A double barreled dose of rock history just wrapped up a summer tour with Fort Lauderdale being the next to last stop for Glenn Hughes and Yngwie Malmsteen. Glenn Hughes has been part of several acts over the past 50 years, but he is arguably best known for his time in Deep Purple from 1973 to 1984. This tour was in part to commemorate the 50th anniversary their LP Burn, of which he played bass and co-sang lead vocals with David Coverdale. Local resident and guitar overlord Yngwie Malmsteen co-headlined the trek and touted it for him as a “Greatest Hits” show. It was Friday, September 22 at The Parker Playhouse that South Florida got to witness the magic.

Voxx, a four-piece band out of Tampa, kicked off the show with high energy to get the crowd warmed up. A static-filled radio style transmission later introduced Glenn Hughes and his crew. They promptly blasted into “Stormbringer” and “Might Just Take Your Life.” I was surprised that the house lights never went completely off, but remained on at about 60% power. It was as if Glenn wanted to be able to see his fans.

As the performance went on, his voice seemed crisp. He screamed and hit the high notes like he did decades earlier. As many singers age, their voices tend to lose the range they once enjoyed. The bands then need to compensate by tuning down their instruments to accommodate the new range of the singer. Glenn is one of very few that still hits those highs in his older years. Supporting Glenn on the tour were guitarist Soren Andersen, drummer Ash Sheehan and keyboardist Ed Roth. Soren belted out strong background vocals in addition to his tasty chops during his solos. The musicianship was tight. The foursome ended the set with the hits “Highway Star” and “Burn.”

The crew then cleared the stage and the huge Glenn Hughes banner hanging from the rafters. While doing so, they revealed 56 Marshall amplifier heads sitting atop twenty 4 x 12 Marshall speaker cabinets that spanned the entire width of the stage! The house lights went off, fog filled the stage and blasts of lightning-fast guitar riffs filled the venue. Bassist Emilio Martinez, drummer Kevin Klingenschmid and keyboardist/vocalist Nick Z Marino went to their stations in preparation of the sonic blasting that was about to be unleashed on the audience.

The stage lights came on and the maestro kicked things off with “Rising Force,” followed by “Top Down Foot Down” and “No Rest for the Wicked.” Yngwie has been unstoppable since he threw the guitar world on its ear in the early 80s.
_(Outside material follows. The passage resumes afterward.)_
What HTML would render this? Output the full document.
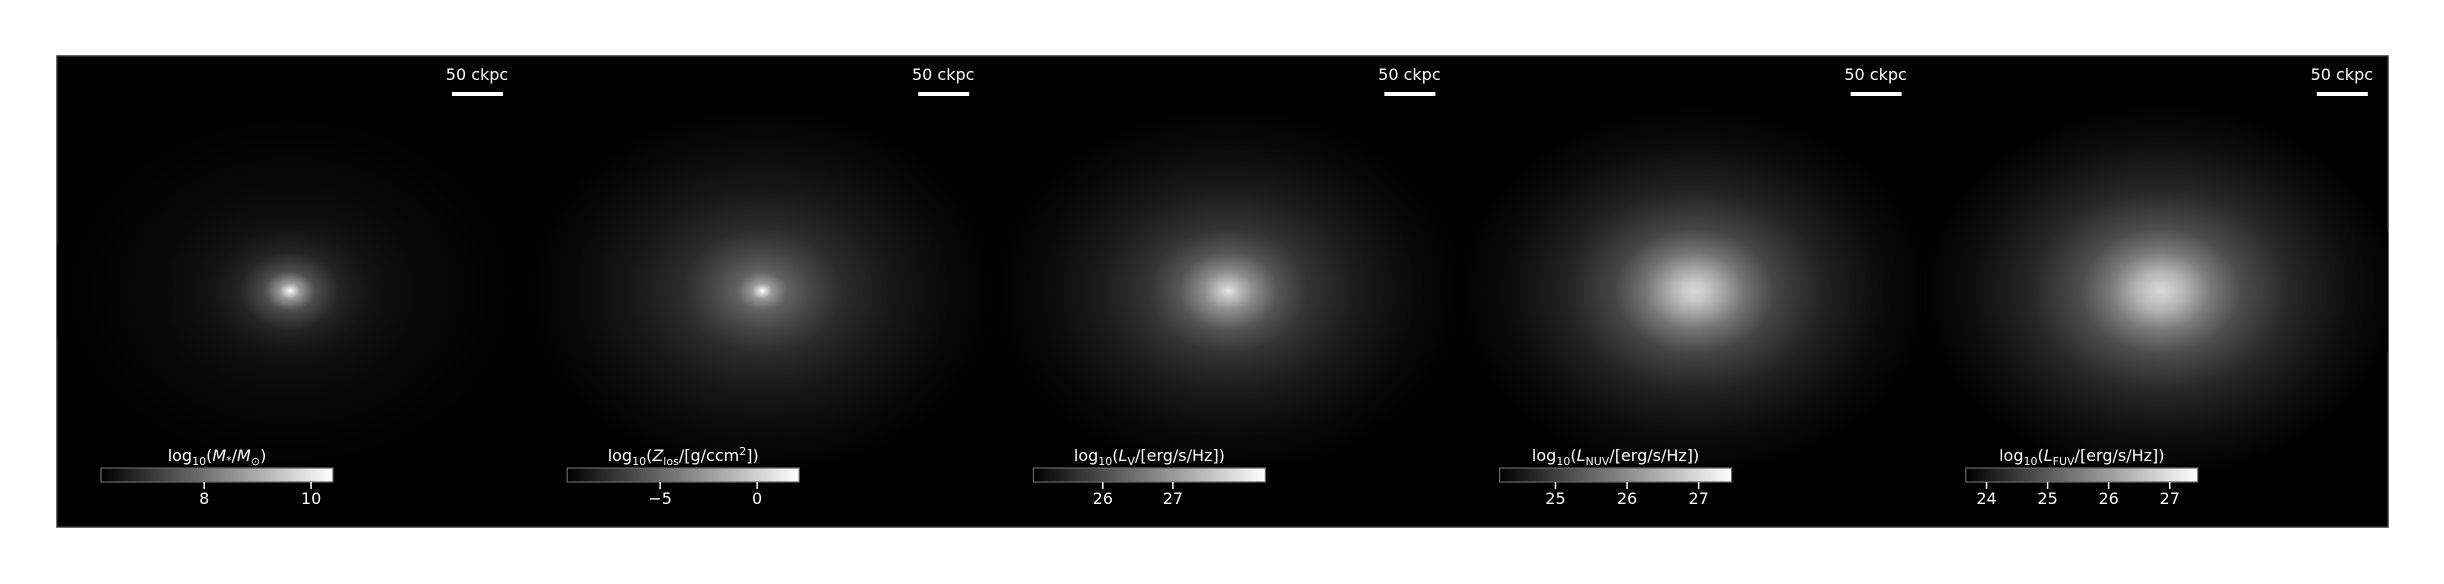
<!DOCTYPE html>
<html><head><meta charset="utf-8"><style>
html,body{margin:0;padding:0;background:#fff;}
svg{display:block;}
text{font-family:"DejaVu Sans","Liberation Sans",sans-serif;fill:#fff;}
</style></head><body>
<svg id="fig" width="2444" height="584" viewBox="0 0 2444 584" xmlns="http://www.w3.org/2000/svg">
<defs id="defs">
<linearGradient id="cmap" x1="0" x2="1" y1="0" y2="0"><stop offset="0" stop-color="#000"/><stop offset="1" stop-color="#fff"/></linearGradient>
<clipPath id="panelclip"><rect x="0" y="0" width="466.2" height="471"/></clipPath>
</defs>
<rect x="57" y="56" width="2331" height="471" fill="#000" stroke="#333" stroke-width="1.5"/>
<g id="panels"></g>
</svg>
<script>
// panel data
const panelNames = ["stellar-mass","metal-column","v-band-luminosity","nuv-luminosity","fuv-luminosity"];
const profileRadii = [0, 10, 25, 50, 80, 130, 190, 240];
const profileP1 = [1.0, 0.6, 0.3, 0.14, 0.07, 0.03, 0.01, 0];
const profileP2 = [1.0, 0.6, 0.38, 0.27, 0.17, 0.09, 0.03, 0];
const profileP3 = [0.9, 0.75, 0.55, 0.33, 0.2, 0.1, 0.03, 0];
const profileP4 = [0.85, 0.8, 0.68, 0.45, 0.27, 0.13, 0.04, 0];
const profileP5 = [0.85, 0.8, 0.7, 0.48, 0.3, 0.15, 0.05, 0];
const profiles = [profileP1, profileP2, profileP3, profileP4, profileP5];
const cbarMin = [6.07, -9.79, 25.01, 24.22, 23.66];
const cbarMax = [10.41, 2.17, 28.32, 27.46, 27.46];
const tickVals1 = [8, 10];
const tickVals2 = [-5, 0];
const tickVals3 = [26, 27];
const tickVals4 = [25, 26, 27];
const tickVals5 = [24, 25, 26, 27];
const tickLabels1 = ["8", "10"];
const tickLabels2 = ["\u22125", "0"];
const tickLabels3 = ["26", "27"];
const tickLabels4 = ["25", "26", "27"];
const tickLabels5 = ["24", "25", "26", "27"];
const tickVals = [tickVals1, tickVals2, tickVals3, tickVals4, tickVals5];
const tickLabels = [tickLabels1, tickLabels2, tickLabels3, tickLabels4, tickLabels5];

const NS = "http://www.w3.org/2000/svg";
const svg = document.getElementById("panels");
const defs = document.getElementById("defs");
const X0 = 57, PW = 466.2, Y0 = 56;
function mk(tag, attrs, parent){const e=document.createElementNS(NS,tag);for(const k in attrs)e.setAttribute(k,attrs[k]);parent.appendChild(e);return e;}
const labelsHTML = [
 'log<tspan font-size="11" dy="4">10</tspan><tspan dy="-4">(</tspan><tspan font-style="italic">M</tspan><tspan font-size="11" dy="3">*</tspan><tspan dy="-3">/</tspan><tspan font-style="italic">M</tspan><tspan font-size="11" dy="4">⊙</tspan><tspan dy="-4">)</tspan>',
 'log<tspan font-size="11" dy="4">10</tspan><tspan dy="-4">(</tspan><tspan font-style="italic">Z</tspan><tspan font-size="11" dy="4">los</tspan><tspan dy="-4">/[g/ccm</tspan><tspan font-size="11" dy="-6">2</tspan><tspan dy="6">])</tspan>',
 'log<tspan font-size="11" dy="4">10</tspan><tspan dy="-4">(</tspan><tspan font-style="italic">L</tspan><tspan font-size="11" dy="4">V</tspan><tspan dy="-4">/[erg/s/Hz])</tspan>',
 'log<tspan font-size="11" dy="4">10</tspan><tspan dy="-4">(</tspan><tspan font-style="italic">L</tspan><tspan font-size="11" dy="4">NUV</tspan><tspan dy="-4">/[erg/s/Hz])</tspan>',
 'log<tspan font-size="11" dy="4">10</tspan><tspan dy="-4">(</tspan><tspan font-style="italic">L</tspan><tspan font-size="11" dy="4">FUV</tspan><tspan dy="-4">/[erg/s/Hz])</tspan>'
];
for(let i=0;i<5;i++){
  const ox = X0 + PW*i;
  const g = mk("g",{transform:`translate(${ox},${Y0})`},svg);
  
  
  const gid = "grad"+i;
  const rMax = profileRadii[profileRadii.length-1];
  const rg = mk("radialGradient",{id:gid,cx:"0.5",cy:"0.5",r:"0.5"},defs);
  profiles[i].forEach((v,k)=>{
    const c = Math.round(255*v);
    mk("stop",{offset:(profileRadii[k]/rMax).toFixed(3),"stop-color":`rgb(${c},${c},${c})`},rg);
  });
  const cg = mk("g",{"clip-path":"url(#panelclip)"},g);
  const blob = mk("ellipse",{cx:233+(i>0?6:0),cy:235,rx:rMax,ry:rMax*0.78,fill:`url(#${gid})`},cg);
  
  
  const st = mk("text",{x:420,y:24,"font-size":16,"text-anchor":"middle"},g);
  st.textContent = "50 ckpc";
  
  
  const sb = mk("rect",{x:395,y:36,width:51,height:4,fill:"#fff"},g);
  
  
  const cbx=44, cbw=232, cby=412, cbh=14;
  const cb = mk("rect",{x:cbx,y:cby,width:cbw,height:cbh,fill:"url(#cmap)",stroke:"#666","stroke-width":1.2},g);
  
  
  const lab = mk("text",{x:cbx+cbw/2,y:405,"font-size":16,"text-anchor":"middle"},g);
  lab.innerHTML = labelsHTML[i];
  
  
  const sx = v => cbx + (v-cbarMin[i])/(cbarMax[i]-cbarMin[i])*cbw;
  tickVals[i].forEach((v,k)=>{
    const x = sx(v);
    const t = mk("line",{x1:x,x2:x,y1:cby+cbh,y2:cby+cbh+7,stroke:"#fff","stroke-width":1.5},g);
    
    
    const tl = mk("text",{x:x,y:448,"font-size":16,"text-anchor":"middle"},g);
    tl.textContent = tickLabels[i][k];
    
    
  });
}
</script>
</body></html>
He is one of the few pioneers to blend classical orchestration and heavy metal, and he remains the Godfather of neo classical rock.

In between tossing the guitar around his neck, throwing out dozens of picks to his audience, teasing his hair and leaving his guitar strewn on stage for his tech to pick up, he was laying down some of the most intense solos imaginable. His band was right there with him every step of the way with Marino sharing lead vocal duties and trading keyboard runs with Yngwie’s guitar licks on several songs. Emilio Martinez contributed powerful background vocals, tight bass lines and a solid foundation with Kevin keeping the groove moving along with strong double bass chops.

About halfway through his electrifying set, Yngwie broke into “The Star-Spangled Banner” and brought what few people that were sitting down to their feet. His rendition of our national anthem is easily one of the best I’ve ever heard. A few songs later, in a nod to Glenn Hughes former band Deep Purple, the foursome belted out “Smoke on the Water” to sooth those that may have wished Glenn had played it in his set. The boys ended the set with his commercial crossover hit “You Don’t Remember, I’ll Never Forget.”

The band walked off stage momentarily. The guitar tech then brought a nylon string Ovation guitar on a Gracie stand and placed it up front. Yngwie walked back on with his white Strat and started tearing up the acoustic guitar. The rest of the band walked back onstage, and together they proceeded into the acoustical intro of “Black Star.” The show ended a few minutes before midnight, the latest I can remember a concert wrapping up. Both Glenn Hughes and Yngwie Malmsteen delivered memorable performances, and promised to see us again soon, which I definitely hope is the case, as these guys have not lost a drop of their musical genius.